The Synthetic Data Contamination Index framework represents a structural shift in how artificial intelligence systems should be built, evaluated, and governed. Instead of focusing only on model performance, the framework forces attention to move backward into the dataset itself. This is where the real problem exists. AI systems are not failing because of lack of compute or architecture limitations. They are failing because the data they learn from is slowly becoming polluted with machine generated content.
The SDCI framework introduces a measurable, repeatable, and enforceable method to control this problem. It does not rely on assumptions, intuition, or manual checks. It provides a system that evaluates contamination risk using defined variables and converts that into a decision making process.
The central idea is simple. If the input data is compromised, the output of the AI system will degrade over time. This degradation does not happen instantly. It builds gradually, making it difficult to detect using traditional evaluation methods. By the time the issue becomes visible, the model has already absorbed the contamination deeply.
The SDCI framework exists to stop this process early. It acts as a filtration and validation layer before training begins. This changes the role of data from a passive input to an actively governed asset.
Most current AI pipelines assume that data collected from the internet is reliable. This assumption is no longer valid. A growing percentage of online content is now generated by AI systems. When this content is reused in training datasets, it creates recursive loops. These loops amplify patterns while removing diversity.
Traditional systems do not track this recursion. They do not measure origin, depth, or authenticity. As a result, contamination spreads silently. The SDCI framework fills this gap by introducing measurable controls at each stage.
The framework is built on five independent variables that together define contamination risk. Each variable captures a specific failure pattern in datasets.
Synthetic ratio measures how much of the dataset is generated by machines. A higher ratio increases the likelihood of distorted learning patterns. Recursive generation depth tracks how many layers of machine generation exist between the data and its original human source.
Provenance confidence evaluates whether the origin of the data can be verified. Data with unknown or weak origin increases risk significantly. Linguistic homogenization measures how much diversity has been lost in language patterns, often using entropy based calculations.
Human anchor deficit identifies the absence of verified human generated content, which is critical for maintaining originality and grounding in AI systems.
These variables are not optional checks. They form the foundation of the framework and are required for accurate scoring.

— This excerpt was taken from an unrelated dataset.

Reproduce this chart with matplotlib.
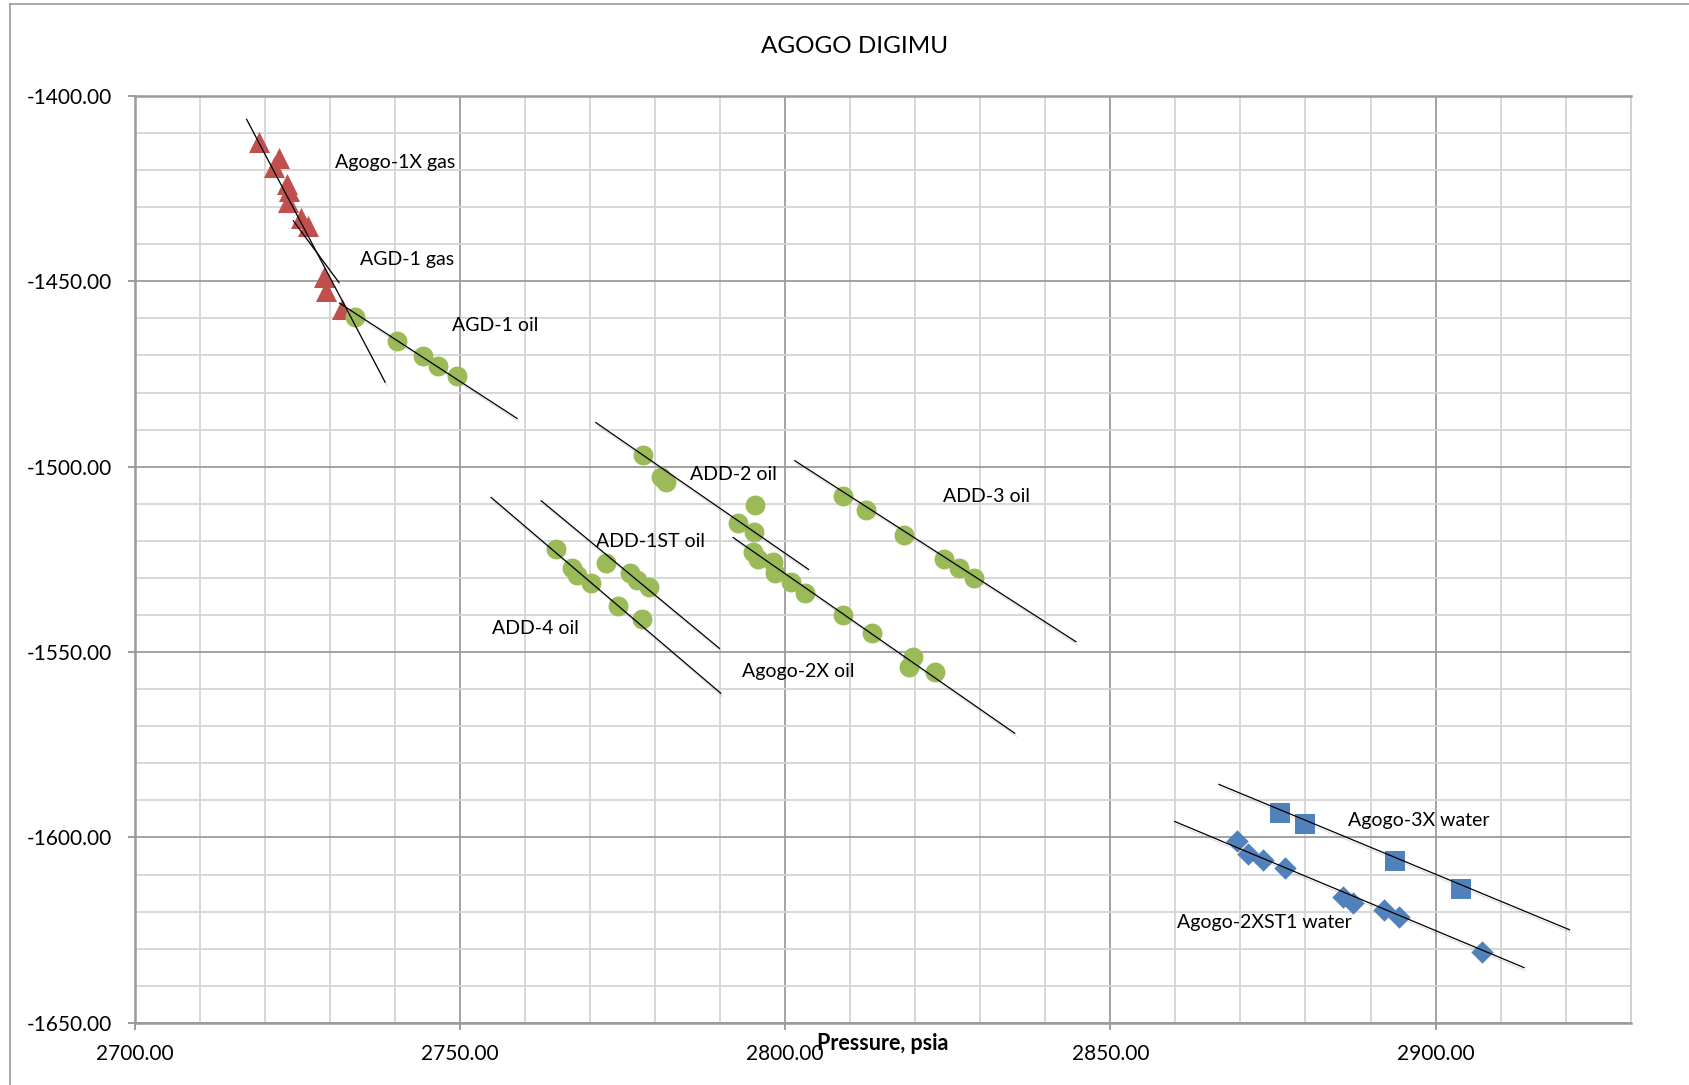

The SDCI framework follows a structured workflow that integrates directly into AI pipelines. It begins with dataset ingestion, where raw data enters the system. At this stage, no assumptions are made about quality or origin.

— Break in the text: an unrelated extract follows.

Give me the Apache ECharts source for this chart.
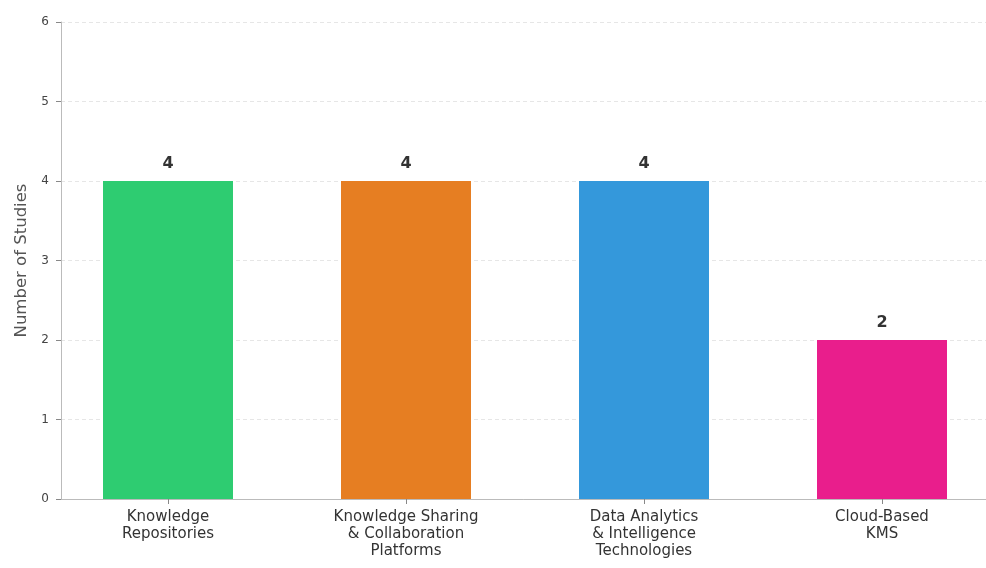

The next stage is synthetic detection. Machine learning classifiers or heuristic methods are used to identify content that is likely generated by AI systems. This stage is critical because it establishes the baseline for contamination analysis.
After detection, provenance verification evaluates the source of the data. This includes checking metadata, source credibility, and traceability. Data that cannot be verified receives a penalty within the scoring system.
The framework then moves into scoring, where all five variables are combined into a normalized SDCI score. This score is then evaluated against predefined thresholds to determine whether the dataset is safe.
If the dataset exceeds acceptable limits, it is filtered, corrected, or rejected entirely. Only datasets within safe thresholds move forward into model training.
The SDCI framework is not only technical. It introduces governance into AI systems. Organizations can define threshold policies based on their risk tolerance. For example, critical applications such as healthcare or finance may require very low SDCI scores.
This creates a standardized control mechanism where data quality is enforced before any training occurs. It also allows for auditing and compliance tracking, which will become increasingly important as AI regulations evolve.
By introducing the SDCI framework, the AI development lifecycle changes fundamentally. Instead of detecting problems after deployment, issues are prevented before training. This reduces the need for retraining, debugging, and model correction.
It also improves long term stability. Models trained on clean datasets maintain performance over time, reducing drift and degradation.
The framework is designed to operate at scale. It can handle datasets of any size because the evaluation process is modular. Each stage can be automated and integrated into existing pipelines.
As synthetic data continues to grow, adoption of frameworks like SDCI will become necessary. It is not a competitive advantage anymore. It will become a requirement for reliable AI systems.
The SDCI framework introduces discipline where the AI industry currently relies on assumptions. It provides structure, measurement, and control at the most critical layer of system development. As data becomes increasingly synthetic, frameworks like this will define the difference between reliable systems and those that silently degrade.